Provided data -
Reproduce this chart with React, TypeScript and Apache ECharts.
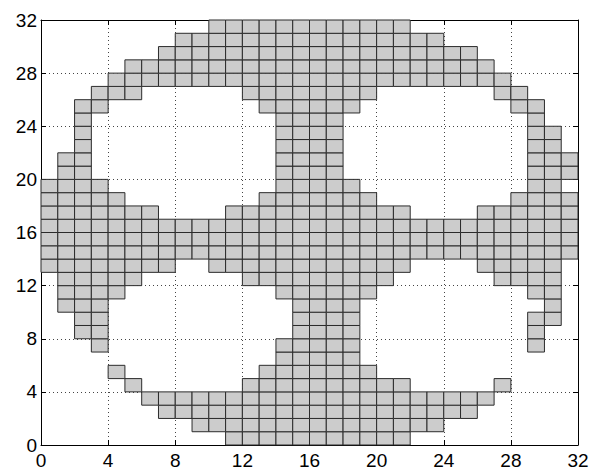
import { useEffect, useRef } from "react";
import * as echarts from "echarts";

// Axis tick values (both axes)
const tickValues = [0, 4, 8, 12, 16, 20, 24, 28, 32];

// Filled cells, listed per row (row index = y of the cell's lower edge).
// Each span [a, b] fills the cells x = a .. b-1.
const rowSpans: [number, number][][] = [
  /* y=0  */ [[11, 22]],
  /* y=1  */ [[9, 24]],
  /* y=2  */ [[7, 26]],
  /* y=3  */ [[6, 27]],
  /* y=4  */ [[5, 6], [12, 22], [27, 28]],
  /* y=5  */ [[4, 5], [13, 20]],
  /* y=6  */ [[14, 19]],
  /* y=7  */ [[3, 4], [14, 19], [29, 30]],
  /* y=8  */ [[2, 4], [15, 19], [29, 30]],
  /* y=9  */ [[2, 4], [15, 19], [29, 31]],
  /* y=10 */ [[1, 4], [15, 19], [30, 31]],
  /* y=11 */ [[1, 5], [14, 20], [29, 31]],
  /* y=12 */ [[1, 6], [12, 21], [27, 31]],
  /* y=13 */ [[0, 8], [10, 22], [26, 31]],
  /* y=14 */ [[0, 32]],
  /* y=15 */ [[0, 32]],
  /* y=16 */ [[0, 32]],
  /* y=17 */ [[0, 7], [11, 22], [26, 32]],
  /* y=18 */ [[0, 5], [13, 20], [28, 32]],
  /* y=19 */ [[0, 4], [14, 19], [29, 31]],
  /* y=20 */ [[1, 3], [14, 18], [29, 32]],
  /* y=21 */ [[1, 3], [14, 18], [29, 32]],
  /* y=22 */ [[2, 3], [14, 18], [29, 31]],
  /* y=23 */ [[2, 3], [14, 18], [29, 31]],
  /* y=24 */ [[2, 3], [14, 18], [29, 30]],
  /* y=25 */ [[2, 4], [13, 19], [28, 30]],
  /* y=26 */ [[3, 6], [12, 20], [27, 29]],
  /* y=27 */ [[4, 28]],
  /* y=28 */ [[5, 27]],
  /* y=29 */ [[7, 26]],
  /* y=30 */ [[8, 24]],
  /* y=31 */ [[10, 22]],
];

const cells: [number, number][] = [];
rowSpans.forEach((spans, y) => {
  spans.forEach(([a, b]) => {
    for (let x = a; x < b; x++) cells.push([x, y]);
  });
});

const labelFont = {
  color: "#000",
  fontSize: 19,
  fontFamily: "Liberation Sans, Arial, sans-serif",
};

const gridDots = { show: true, lineStyle: { color: "#444", width: 1, type: [1, 3] as number[] } };
const frameLine = { show: true, onZero: false, lineStyle: { color: "#000", width: 1 } };
const innerTick = { show: true, inside: true, length: 5, lineStyle: { color: "#000" } };

export default function App() {
  const ref = useRef<HTMLDivElement>(null);

  useEffect(() => {
    document.body.style.margin = "0";
    if (!ref.current) return;
    const chart = echarts.init(ref.current, null, { renderer: "svg" });
    const axisBase = {
      type: "value" as const,
      min: tickValues[0],
      max: tickValues[tickValues.length - 1],
      interval: tickValues[1] - tickValues[0],
    };
    chart.setOption({
      animation: false,
      backgroundColor: "#fff",
      grid: { left: 41, right: 35, top: 20, bottom: 27 },
      xAxis: [
        {
          ...axisBase,
          position: "bottom",
          axisLine: frameLine,
          axisTick: innerTick,
          axisLabel: { ...labelFont, margin: 6 },
          splitLine: gridDots,
        },
        {
          ...axisBase,
          position: "top",
          axisLine: frameLine,
          axisTick: innerTick,
          axisLabel: { show: false },
          splitLine: { show: false },
        },
      ],
      yAxis: [
        {
          ...axisBase,
          position: "left",
          axisLine: frameLine,
          axisTick: innerTick,
          axisLabel: { ...labelFont, margin: 4 },
          splitLine: gridDots,
        },
        {
          ...axisBase,
          position: "right",
          axisLine: frameLine,
          axisTick: innerTick,
          axisLabel: { show: false },
          splitLine: { show: false },
        },
      ],
      series: [
        {
          type: "custom",
          xAxisIndex: 0,
          yAxisIndex: 0,
          data: cells,
          encode: { x: 0, y: 1 },
          renderItem: (_params: any, api: any) => {
            const x = api.value(0);
            const y = api.value(1);
            const p0 = api.coord([x, y + 1]);
            const p1 = api.coord([x + 1, y]);
            return {
              type: "rect",
              shape: { x: p0[0], y: p0[1], width: p1[0] - p0[0], height: p1[1] - p0[1] },
              style: { fill: "#cccccc", stroke: "#2b2b2b", lineWidth: 1 },
            };
          },
        },
      ],
    });
    return () => chart.dispose();
  }, []);

  return <div ref={ref} style={{ width: 613, height: 472 }} />;
}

Brief - Repeat exactly and only the lines from the start of the data above through the line that holds "24, 28, 32];", inclusive. Pictures do not belong in the copy.

Response to this exercise -
Reproduce this chart with React, TypeScript and Apache ECharts.
import { useEffect, useRef } from "react";
import * as echarts from "echarts";

// Axis tick values (both axes)
const tickValues = [0, 4, 8, 12, 16, 20, 24, 28, 32];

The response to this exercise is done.